No. Shots are not necessary in orthodontic treatment.
15. Do you use recycled braces?
Absolutely not! It is our belief that each patient should be provided with their own braces to achieve the best orthodontic result possible.
16. Can I still play sports?
Yes. We recommend a mouth guard for all sports.
17. Do I need to see my family dentist while in braces?
Yes! Regular check-ups with your family dentist are important while in braces. We recommend you see your dentist at least every 6 months during orthodontic treatment.
18. Are there foods I cannot eat while I have braces?
Yes. Once treatment begins, we will provide a comprehensive list of foods to avoid. Some of those foods include: ice, hard candy, and all sticky foods (i.e. caramel and taffy). We will also provide detailed instructions on ways to eat healthy foods (fruits and raw vegetables) without breaking brackets. Most emergency appointments to repair broken or damaged brackets can be avoided carefully by following our instructions.

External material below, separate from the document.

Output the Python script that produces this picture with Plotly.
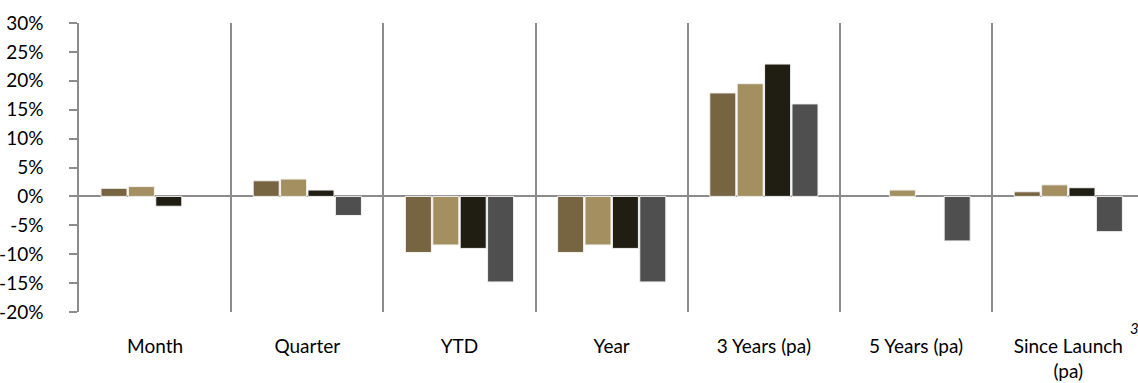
import plotly.graph_objects as go

categories = ["Month", "Quarter", "YTD", "Year", "3 Years (pa)", "5 Years (pa)", "Since Launch<br>(pa)"]
series_a = [1.4, 2.7, -9.7, -9.7, 17.9, None, 0.8]
series_b = [1.7, 3.0, -8.4, -8.4, 19.5, 1.1, 2.0]
series_c = [-1.7, 1.1, -9.0, -9.0, 22.9, None, 1.5]
series_d = [None, -3.3, -14.8, -14.8, 16.0, -7.7, -6.1]
series_names = ["Series A", "Series B", "Series C", "Series D"]
colors = ["#776542", "#A38F60", "#201E13", "#4F4F4F"]
y_ticks = [-20, -15, -10, -5, 0, 5, 10, 15, 20, 25, 30]
y_tick_labels = ["-20%", "-15%", "-10%", "-5%", "0%", "5%", "10%", "15%", "20%", "25%", "30%"]

FONT = "Lato"
FS = 19

fig = go.Figure()
for name, vals, col in zip(series_names, [series_a, series_b, series_c, series_d], colors):
    fig.add_trace(go.Bar(
        x=categories, y=vals, name=name,
        marker=dict(color=col, line=dict(color="#f2f2f2", width=1)),
    ))

fig.update_layout(
    width=1138, height=383,
    margin=dict(l=79, r=0, t=23, b=71),
    paper_bgcolor="white", plot_bgcolor="white",
    barmode="group", bargap=0.28, bargroupgap=0.05,
    showlegend=False,
    font=dict(family=FONT, size=FS, color="#000000"),
)
fig.update_xaxes(
    type="category",
    range=[-0.5, 6.458],
    tickson="boundaries",
    showgrid=True, gridcolor="#8c8c8c", gridwidth=1.5,
    ticks="", showline=False, zeroline=False,
    tickfont=dict(family=FONT, size=FS, color="#000000"),
    ticklabelstandoff=21,
)
fig.update_yaxes(
    range=[-20, 30],
    tickvals=y_ticks, ticktext=y_tick_labels,
    showgrid=False,
    zeroline=True, zerolinecolor="#8c8c8c", zerolinewidth=1.5,
    showline=True, linecolor="#8c8c8c", linewidth=1.5,
    ticks="outside", ticklen=8, tickcolor="#8c8c8c", tickwidth=1.5,
    tickfont=dict(family=FONT, size=FS, color="#000000"),
    ticklabelstandoff=22,
)
fig.add_annotation(
    text="<i>3</i>",
    x=(1134 - 79) / (1138 - 79), y=(312 - 328) / (312 - 23),
    xref="paper", yref="paper", xanchor="center", yanchor="middle",
    showarrow=False, font=dict(family=FONT, size=15, color="#000000"),
)
fig.write_html("out.html")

19. How often should I brush my teeth while in braces?
Patients should brush their teeth for 4 minutes at least three times each day (after each meal). We will show each patient how to properly brush and floss their teeth with braces, and we may also provide prescription toothpaste, if necessary.
20. What is an emergency appointment? How are those handled?

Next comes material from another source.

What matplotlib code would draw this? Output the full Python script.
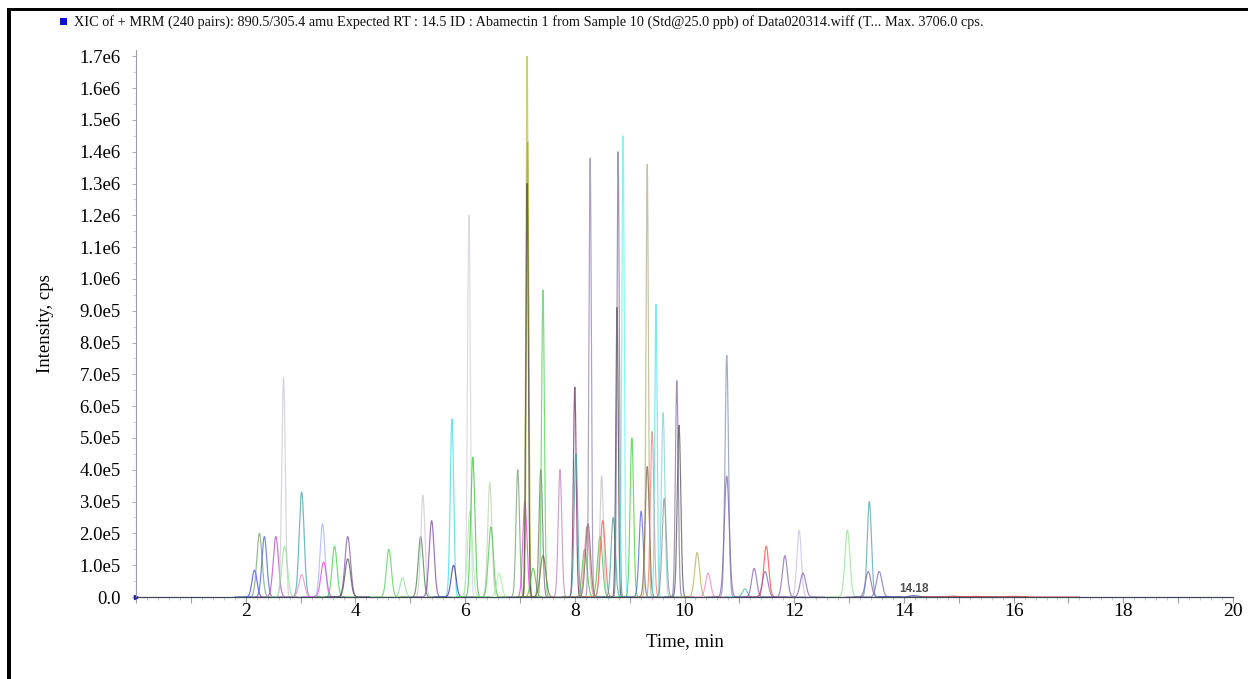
import numpy as np
import matplotlib
matplotlib.use("Agg")
import matplotlib.pyplot as plt
from matplotlib.ticker import MultipleLocator, FuncFormatter
from matplotlib.patches import Rectangle

# ---- data (retention time in min, height in cps, peak sigma in min) ----
peak_rt = [2.16, 2.25, 2.34, 2.55, 2.69, 2.71, 3.02, 3.02, 3.40, 3.42,
           3.62, 3.86, 3.86, 4.61, 4.86, 5.19, 5.23, 5.39, 5.76, 5.79,
           6.07, 6.09, 6.14, 6.45, 6.47, 6.62, 6.96, 7.09, 7.13, 7.14,
           7.13, 7.24, 7.38, 7.42, 7.42, 7.73, 8.00, 8.02, 8.18, 8.22,
           8.24, 8.28, 8.46, 8.49, 8.51, 8.70, 8.77, 8.79, 8.88, 9.04,
           9.21, 9.32, 9.32, 9.41, 9.48, 9.61, 9.63, 9.86, 9.90, 10.23,
           10.43, 10.77, 10.77, 11.10, 11.27, 11.49, 11.47, 11.83, 12.09, 12.16,
           12.97, 13.37, 13.35, 13.55, 14.18, 14.90, 15.30, 16.00]
peak_height = [0.84e5, 2.0e5, 1.9e5, 1.9e5, 6.9e5, 1.6e5, 3.3e5, 0.7e5, 2.3e5, 1.1e5,
               1.6e5, 1.9e5, 1.2e5, 1.5e5, 0.6e5, 1.9e5, 3.2e5, 2.4e5, 5.6e5, 1.0e5,
               12.0e5, 2.7e5, 4.4e5, 3.6e5, 2.2e5, 0.75e5, 4.0e5, 3.0e5, 17.0e5, 14.3e5,
               13.0e5, 0.9e5, 4.0e5, 9.65e5, 1.3e5, 4.0e5, 6.6e5, 4.5e5, 1.5e5, 2.2e5,
               2.3e5, 13.8e5, 1.9e5, 3.8e5, 2.4e5, 2.5e5, 9.1e5, 14.0e5, 14.5e5, 5.0e5,
               2.7e5, 13.6e5, 4.1e5, 5.2e5, 9.2e5, 5.8e5, 3.1e5, 6.8e5, 5.4e5, 1.4e5,
               0.75e5, 7.6e5, 3.8e5, 0.25e5, 0.9e5, 1.6e5, 0.8e5, 1.3e5, 2.1e5, 0.75e5,
               2.1e5, 3.0e5, 0.8e5, 0.8e5, 0.04e5, 0.025e5, 0.02e5, 0.02e5]
peak_sigma = [0.045, 0.048, 0.045, 0.048, 0.032, 0.050, 0.045, 0.050, 0.045, 0.050,
              0.045, 0.050, 0.050, 0.045, 0.045, 0.045, 0.038, 0.045, 0.032, 0.045,
              0.026, 0.045, 0.038, 0.038, 0.045, 0.045, 0.032, 0.038, 0.022, 0.022,
              0.022, 0.045, 0.032, 0.026, 0.050, 0.032, 0.026, 0.032, 0.045, 0.045,
              0.045, 0.022, 0.045, 0.032, 0.045, 0.038, 0.022, 0.022, 0.022, 0.032,
              0.038, 0.022, 0.038, 0.032, 0.022, 0.032, 0.038, 0.026, 0.032, 0.045,
              0.045, 0.032, 0.045, 0.045, 0.045, 0.045, 0.050, 0.045, 0.040, 0.050,
              0.045, 0.038, 0.050, 0.050, 0.080, 0.100, 0.120, 0.150]
peak_color = ["#4040ff", "#70a070", "#4060d0", "#c040c0", "#c8c8d0", "#90e090", "#40a0a8", "#f080c0", "#a0b0ff", "#e040e0",
              "#40d040", "#8050a0", "#505050", "#50d050", "#90e090", "#408040", "#c8c8d0", "#8040a0", "#30e0e8", "#3030a0",
              "#d0d0d8", "#a0f0a0", "#40c040", "#c0d0b0", "#50c050", "#a0f0a0", "#70a070", "#e040e0", "#c0c040", "#a0a030",
              "#505050", "#40c040", "#707070", "#50d050", "#806040", "#c080c0", "#802060", "#40a0a0", "#40c040", "#f080c0",
              "#806040", "#9080b0", "#40c040", "#c0c0c0", "#ff5050", "#40a0a0", "#404040", "#8070a0", "#60f0f0", "#40d040",
              "#5060e0", "#b0b080", "#806040", "#f08070", "#50e0f0", "#80d0d0", "#909090", "#8070a0", "#505050", "#b0b060",
              "#f080c0", "#8090b0", "#8060b0", "#40b0b0", "#8060b0", "#ff4040", "#8060b0", "#8060b0", "#c0c0e8", "#8060b0",
              "#90e090", "#50a0b0", "#8060b0", "#8060b0", "#2030a0", "#606060", "#ff5050", "#c04040"]

x_tick_values = [2, 4, 6, 8, 10, 12, 14, 16, 18, 20]
label_rt = 14.18

title_text = ("XIC of + MRM (240 pairs): 890.5/305.4 amu Expected RT : 14.5 ID : Abamectin 1 from "
              "Sample 10 (Std@25.0 ppb) of Data020314.wiff (T... Max. 3706.0 cps.")

# ---- figure ----
W, H = 1248, 679
fig = plt.figure(figsize=(W / 100, H / 100), dpi=100)
fig.patch.set_facecolor("white")

ax_left, ax_right = 136, 1233
ax_bottom, ax_top = 597, 50
ax = fig.add_axes([ax_left / W, 1 - ax_bottom / H, (ax_right - ax_left) / W, (ax_bottom - ax_top) / H])
ax.set_xlim(0, 20)
ax.set_ylim(0, 1.72e6)

t = np.linspace(0, 20, 8001)
for rt, h, s, c in zip(peak_rt, peak_height, peak_sigma, peak_color):
    m = (t > rt - 8 * s) & (t < rt + 8 * s)
    tt = t[m]
    yy = h * np.exp(-0.5 * ((tt - rt) / s) ** 2)
    ax.plot(tt, yy, color=c, lw=0.85, alpha=0.75, solid_joinstyle="round")

ax.plot([0], [0], marker=">", color="#2020c0", ms=3, clip_on=False)

# axes styling
for side in ("top", "right"):
    ax.spines[side].set_visible(False)
ax.spines["left"].set_color("#a0a0a8")
ax.spines["bottom"].set_color("#404858")
ax.spines["left"].set_linewidth(0.8)
ax.spines["bottom"].set_linewidth(0.9)

serif = ["Liberation Serif", "DejaVu Serif"]
ax.xaxis.set_major_locator(MultipleLocator(1))
ax.xaxis.set_minor_locator(MultipleLocator(0.2))
ax.xaxis.set_major_formatter(FuncFormatter(lambda v, p: f"{int(round(v))}" if int(round(v)) in x_tick_values and abs(v - round(v)) < 1e-6 else ""))
ax.yaxis.set_major_locator(MultipleLocator(1e5))
ax.yaxis.set_minor_locator(MultipleLocator(0.5e5))


def yfmt(v, p):
    if v == 0:
        return "0.0"
    return f"{v:.1e}".replace("e+0", "e").replace("e+", "e")


ax.yaxis.set_major_formatter(FuncFormatter(yfmt))
ax.tick_params(axis="x", which="major", length=4, color="#a0a0a8", pad=0, labelsize=14)
ax.tick_params(axis="x", which="minor", length=2, color="#c0c0c8")
ax.tick_params(axis="y", which="major", length=3, color="#b0b0b8", pad=8, labelsize=13.5)
ax.tick_params(axis="y", which="minor", length=2, color="#c8c8d0")
for lab in ax.get_xticklabels() + ax.get_yticklabels():
    lab.set_family(serif)

ax.set_xlabel("Time, min", family=serif, fontsize=13.5, labelpad=10)
ax.set_ylabel("Intensity, cps", family=serif, fontsize=13.5, labelpad=18)

ax.text(label_rt, 0.05e5, f"{label_rt:.2f}", ha="center", va="bottom", fontsize=8.5,
        family=["Liberation Sans", "DejaVu Sans"], color="#505050", fontweight="bold")

# title with blue marker square
fig.patches.append(Rectangle((60 / W, 1 - 25 / H), 7 / W, 7 / H, transform=fig.transFigure,
                             facecolor="#1010d0", edgecolor="none"))
fig.text(74 / W, 1 - 22 / H, title_text, ha="left", va="center", fontsize=10.3, family=serif, color="#101010")

# window frame (left and top thick lines)
fig.patches.append(Rectangle((7 / W, 0), 4 / W, 1 - 8 / H, transform=fig.transFigure,
                             facecolor="black", edgecolor="none"))
fig.patches.append(Rectangle((7 / W, 1 - 11 / H), 1 - 7 / W, 3 / H, transform=fig.transFigure,
                             facecolor="black", edgecolor="none"))

fig.savefig("out.png", dpi=100, facecolor="white")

If your braces are causing extreme pain or if something breaks, you should call our office. In most cases, we can address these issues over the telephone. If you require an emergency appointment, we will set aside time for you. A member of our team is always available for emergencies that occur after office hours.

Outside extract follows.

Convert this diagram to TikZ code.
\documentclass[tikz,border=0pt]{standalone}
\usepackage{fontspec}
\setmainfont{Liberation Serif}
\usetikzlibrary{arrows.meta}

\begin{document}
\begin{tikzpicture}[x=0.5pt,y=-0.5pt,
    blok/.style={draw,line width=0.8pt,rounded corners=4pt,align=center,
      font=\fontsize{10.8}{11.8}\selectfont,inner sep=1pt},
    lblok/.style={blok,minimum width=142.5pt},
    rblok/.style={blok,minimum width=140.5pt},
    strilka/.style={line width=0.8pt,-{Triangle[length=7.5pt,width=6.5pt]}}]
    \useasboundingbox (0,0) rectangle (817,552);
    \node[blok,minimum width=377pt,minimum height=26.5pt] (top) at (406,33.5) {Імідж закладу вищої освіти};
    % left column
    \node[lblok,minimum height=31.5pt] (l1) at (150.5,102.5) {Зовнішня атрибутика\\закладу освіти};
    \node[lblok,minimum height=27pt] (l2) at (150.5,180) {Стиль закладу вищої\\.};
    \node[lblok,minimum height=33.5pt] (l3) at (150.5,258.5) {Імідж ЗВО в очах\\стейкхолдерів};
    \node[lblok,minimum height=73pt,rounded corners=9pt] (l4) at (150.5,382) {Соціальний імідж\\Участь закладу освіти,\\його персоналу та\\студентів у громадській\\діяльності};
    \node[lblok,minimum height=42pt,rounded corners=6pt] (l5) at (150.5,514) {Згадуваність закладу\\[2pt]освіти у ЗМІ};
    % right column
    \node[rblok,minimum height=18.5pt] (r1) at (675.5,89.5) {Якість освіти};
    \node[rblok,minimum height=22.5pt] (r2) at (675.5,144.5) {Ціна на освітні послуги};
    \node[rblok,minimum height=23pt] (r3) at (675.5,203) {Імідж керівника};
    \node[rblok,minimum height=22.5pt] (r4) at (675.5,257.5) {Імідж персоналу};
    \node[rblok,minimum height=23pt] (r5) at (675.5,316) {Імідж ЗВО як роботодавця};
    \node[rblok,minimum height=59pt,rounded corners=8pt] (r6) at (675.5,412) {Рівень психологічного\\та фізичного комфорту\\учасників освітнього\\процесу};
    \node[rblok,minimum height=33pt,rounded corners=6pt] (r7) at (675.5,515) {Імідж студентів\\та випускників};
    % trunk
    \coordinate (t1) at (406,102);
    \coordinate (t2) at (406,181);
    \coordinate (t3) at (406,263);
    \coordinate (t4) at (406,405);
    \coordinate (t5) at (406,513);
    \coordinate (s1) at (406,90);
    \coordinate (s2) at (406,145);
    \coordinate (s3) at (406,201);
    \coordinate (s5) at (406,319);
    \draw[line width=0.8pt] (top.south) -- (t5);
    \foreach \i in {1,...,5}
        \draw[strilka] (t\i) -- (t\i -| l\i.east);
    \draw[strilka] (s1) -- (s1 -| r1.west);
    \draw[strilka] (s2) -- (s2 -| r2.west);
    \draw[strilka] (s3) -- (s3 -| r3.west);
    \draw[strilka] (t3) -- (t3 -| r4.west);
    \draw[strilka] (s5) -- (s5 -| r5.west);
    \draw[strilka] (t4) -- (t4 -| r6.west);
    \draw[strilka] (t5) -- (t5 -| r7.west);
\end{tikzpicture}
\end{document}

21. Can orthodontic correction occur while a child has baby teeth?
Yes. Some orthodontic problems are significant enough to require early intervention. However, if a patient is not yet ready for treatment, we will follow that patient's growth and development until the time is right for treatment to begin.
22. What is Phase One (early) treatment?
Although Dr. White prefers to begin orthodontic treatment when all of the permanent teeth are present, some children who still have a large number of primary teeth require interceptive (Phase I) treatment. The primary objective for interceptive treatment is to address a functional problem such as a finger/thumb-sucking habit, a crossbite, an open bite, a severe overbite, an under bite, or severe crowding that would require the extraction of permanent teeth if not addressed early. Additionally, Dr. White recommends Phase One treatment if a young patient is suffering socially or psychologically from severely crooked teeth. Phase One treatment typically lasts about 12-18 months.
23. Will my child need full braces if he/she has Phase One treatment?
It is best to assume that your child will need full braces even after Phase One treatment has been completed. Dr. White will closely monitor your child’s growth and development as more permanent teeth erupt, and you will be kept informed of any future treatment recommendations.
24. Will my child need an expander?
At the completion of the initial examination, we will determine whether a patient will need an expander.
25. Is it too late to have braces if I am already an adult?
No! A surprising percentage of our patients are adults. In fact, 25 percent of all orthodontic patients are adults. Health, happiness and self-esteem are vitally important to adults. No patient is "too old" to wear braces!
26. Can I wear braces even though I have crowns and missing teeth?
Yes. A tooth with a crown will move just like a tooth with a simple filling. When teeth are missing, orthodontic treatment will aid in the alignment of the remaining teeth.
27. Why should I choose an orthodontic specialist?
Teeth, and sometimes entire facial structures, are permanently changed by orthodontic treatment. It is important that the treatment be appropriate and properly completed. Orthodontic specialists have extensive and specialized training that enables them to provide their patients with professional, personalized treatments.
28. Will I need to have teeth extracted for braces?
New technology in orthodontics has greatly decreased the need for permanent tooth extractions. However, tooth extractions are occasionally recommended in order to provide the healthiest and most aesthetically pleasing smile. Each patient is unique, and Dr. White will discuss the best treatment options available to you.